RE: [PATCH v2 01/11] arm64: use RET instruction for exiting the trampoline

From: David Laight
Date: Mon Jan 08 2018 - 10:26:50 EST


From: Ard Biesheuvel
> Sent: 08 January 2018 14:38
> To: Will Deacon
> Cc: linux-arm-kernel@xxxxxxxxxxxxxxxxxxx; Catalin Marinas; Marc Zyngier; Lorenzo Pieralisi;
> Christoffer Dall; Linux Kernel Mailing List; Laura Abbott
> Subject: Re: [PATCH v2 01/11] arm64: use RET instruction for exiting the trampoline
>
> On 8 January 2018 at 14:33, Will Deacon <will.deacon@xxxxxxx> wrote:
> > On Sat, Jan 06, 2018 at 01:13:23PM +0000, Ard Biesheuvel wrote:
> >> On 5 January 2018 at 13:12, Will Deacon <will.deacon@xxxxxxx> wrote:
> >> > Speculation attacks against the entry trampoline can potentially resteer
> >> > the speculative instruction stream through the indirect branch and into
> >> > arbitrary gadgets within the kernel.
> >> >
> >> > This patch defends against these attacks by forcing a misprediction
> >> > through the return stack: a dummy BL instruction loads an entry into
> >> > the stack, so that the predicted program flow of the subsequent RET
> >> > instruction is to a branch-to-self instruction which is finally resolved
> >> > as a branch to the kernel vectors with speculation suppressed.
> >> >
> >>
> >> How safe is it to assume that every microarchitecture will behave as
> >> expected here?
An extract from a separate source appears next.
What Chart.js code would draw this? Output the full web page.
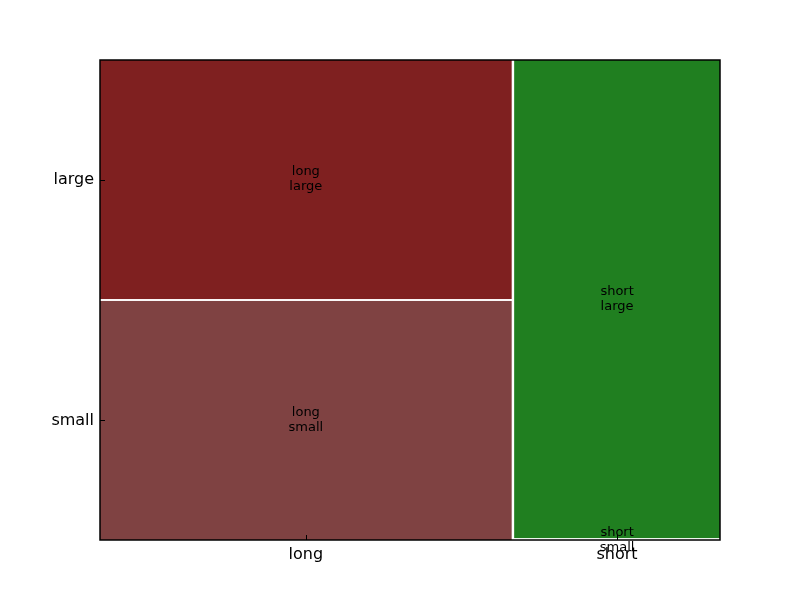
<!DOCTYPE html>
<html>
<head>
<meta charset="utf-8">
<script src="https://cdn.jsdelivr.net/npm/chart.js@4"></script>
<style>
  html, body { margin: 0; padding: 0; background: #fff; }
  #wrap { width: 800px; height: 600px; }
</style>
</head>
<body>
<div id="wrap"><canvas id="mosaicChart" aria-label="Mosaic plot" role="img"></canvas></div>
<script>
// data
const categories = ["long", "short"];
const subcategories = ["large", "small"];
const largeCounts = [50, 50];   // long, short
const smallCounts = [50, 0];

// tile colours [category][subcategory]
const tileColors = [
    ["#7f2020", "#7f4242"],
    ["#207f20", "#42a042"],
];
const gap = 0.004;

// build the mosaic tiles in data units (0..1 on both axes)
function buildTiles() {
    const colTotals = categories.map((c, i) => largeCounts[i] + smallCounts[i]);
    const total = colTotals.reduce((a, b) => a + b, 0);
    const tiles = [];
    let x = 0;
    const usableX = 1 - gap * (categories.length - 1);
    categories.forEach(function (cat, i) {
        const w = usableX * colTotals[i] / total;
        const usableY = 1 - gap;
        const hSmall = usableY * smallCounts[i] / colTotals[i];
        const hLarge = usableY * largeCounts[i] / colTotals[i];
        tiles.push({ cat: i, sub: 1, x0: x, x1: x + w, y0: 0, y1: hSmall });
        tiles.push({ cat: i, sub: 0, x0: x, x1: x + w, y0: hSmall + gap, y1: hSmall + gap + hLarge });
        x += w + gap;
    });
    return tiles;
}
const tiles = buildTiles();
const xTickPos = categories.map((c, i) => {
    const t = tiles.find((t) => t.cat === i);
    return (t.x0 + t.x1) / 2;
});
const yTickPos = subcategories.map((s, j) => {
    const t = tiles.find((t) => t.cat === 0 && t.sub === j);
    return (t.y0 + t.y1) / 2;
});

const mosaicPlugin = {
    id: "mosaic",
    beforeDatasetsDraw: function (chart) {
        const ctx = chart.ctx;
        const xs = chart.scales.x, ys = chart.scales.y;
        const area = chart.chartArea;
        ctx.save();
        tiles.forEach(function (t) {
            const left = xs.getPixelForValue(t.x0), right = xs.getPixelForValue(t.x1);
            const top = ys.getPixelForValue(t.y1), bottom = ys.getPixelForValue(t.y0);
            ctx.fillStyle = tileColors[t.cat][t.sub];
            ctx.fillRect(left, top, right - left, bottom - top);
        });
        // tile labels
        ctx.fillStyle = "#000";
        ctx.font = "13px 'DejaVu Sans'";
        ctx.textAlign = "center";
        ctx.textBaseline = "middle";
        tiles.forEach(function (t) {
            const cx = xs.getPixelForValue((t.x0 + t.x1) / 2);
            const cy = ys.getPixelForValue((t.y0 + t.y1) / 2);
            ctx.fillText(categories[t.cat], cx, cy - 7.5);
            ctx.fillText(subcategories[t.sub], cx, cy + 7.5);
        });
        // frame
        ctx.strokeStyle = "#000";
        ctx.lineWidth = 1.5;
        ctx.strokeRect(area.left, area.top, area.right - area.left, area.bottom - area.top);
        // inward ticks
        ctx.lineWidth = 1;
        ctx.beginPath();
        xTickPos.forEach(function (v) {
            const px = Math.round(xs.getPixelForValue(v)) + 0.5;
            ctx.moveTo(px, area.bottom);
            ctx.lineTo(px, area.bottom - 5);
        });
        yTickPos.forEach(function (v) {
            const py = Math.round(ys.getPixelForValue(v)) + 0.5;
            ctx.moveTo(area.left, py);
            ctx.lineTo(area.left + 5, py);
        });
        ctx.stroke();
        ctx.restore();
    },
};

new Chart(document.getElementById("mosaicChart").getContext("2d"), {
    type: "scatter",
    data: { datasets: [{ data: [] }] },
    plugins: [mosaicPlugin],
    options: {
        responsive: true,
        maintainAspectRatio: false,
        animation: false,
        layout: { padding: { top: 60, right: 80, left: 0, bottom: 0 } },
        plugins: { legend: { display: false }, tooltip: { enabled: false } },
        scales: {
            x: {
                type: "linear", min: 0, max: 1,
                grid: { display: false, drawTicks: false },
                border: { display: false },
                afterBuildTicks: function (scale) {
                    scale.ticks = xTickPos.map((v) => ({ value: v }));
                },
                afterFit: function (scale) { scale.height = 60; },
                ticks: {
                    autoSkip: false, maxRotation: 0, padding: 5,
                    color: "#000",
                    font: { family: "'DejaVu Sans'", size: 16 },
                    callback: function (v, i) { return categories[i]; },
                },
            },
            y: {
                type: "linear", min: 0, max: 1,
                grid: { display: false, drawTicks: false },
                border: { display: false },
                afterBuildTicks: function (scale) {
                    scale.ticks = yTickPos.map((v) => ({ value: v }));
                },
                afterFit: function (scale) { scale.width = 100; },
                ticks: {
                    autoSkip: false, padding: 6,
                    color: "#000",
                    font: { family: "'DejaVu Sans'", size: 16 },
                    callback: function (v, i) { return subcategories[i]; },
                },
            },
        },
    },
});
</script>
</body>
</html>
Wouldn't it be safer in general not to rely on a memory
> >> load for x30 in the first place? (see below) Or may the speculative
> >> execution still branch anywhere even if the branch target is
> >> guaranteed to be known by that time?
> >
> > The main problem with this approach is that EL0 can read out the text and
> > find the kaslr offset.
>
> Not really - the CONFIG_RANDOMIZE_BASE path puts the movz/movk
> sequence in the next page, but that does involve an unconditional
> branch.
>
> > The memory load is fine, because the data page is
> > unmapped along with the kernel text. I'm not aware of any
> > micro-architectures where this patch doesn't do what we need.
> >
>
> Well, the memory load is what may incur the delay, creating the window
> for speculative execution of the indirect branch. What I don't have
> enough of a handle on is whether this speculative execution may still
> branch to wherever the branch predictor is pointing even if the
> register containing the branch target is already available.

I would expect the predicted address to be used.
Much the same as a conditional branch doesn't use the flags
value at the time the instruction is decoded.

David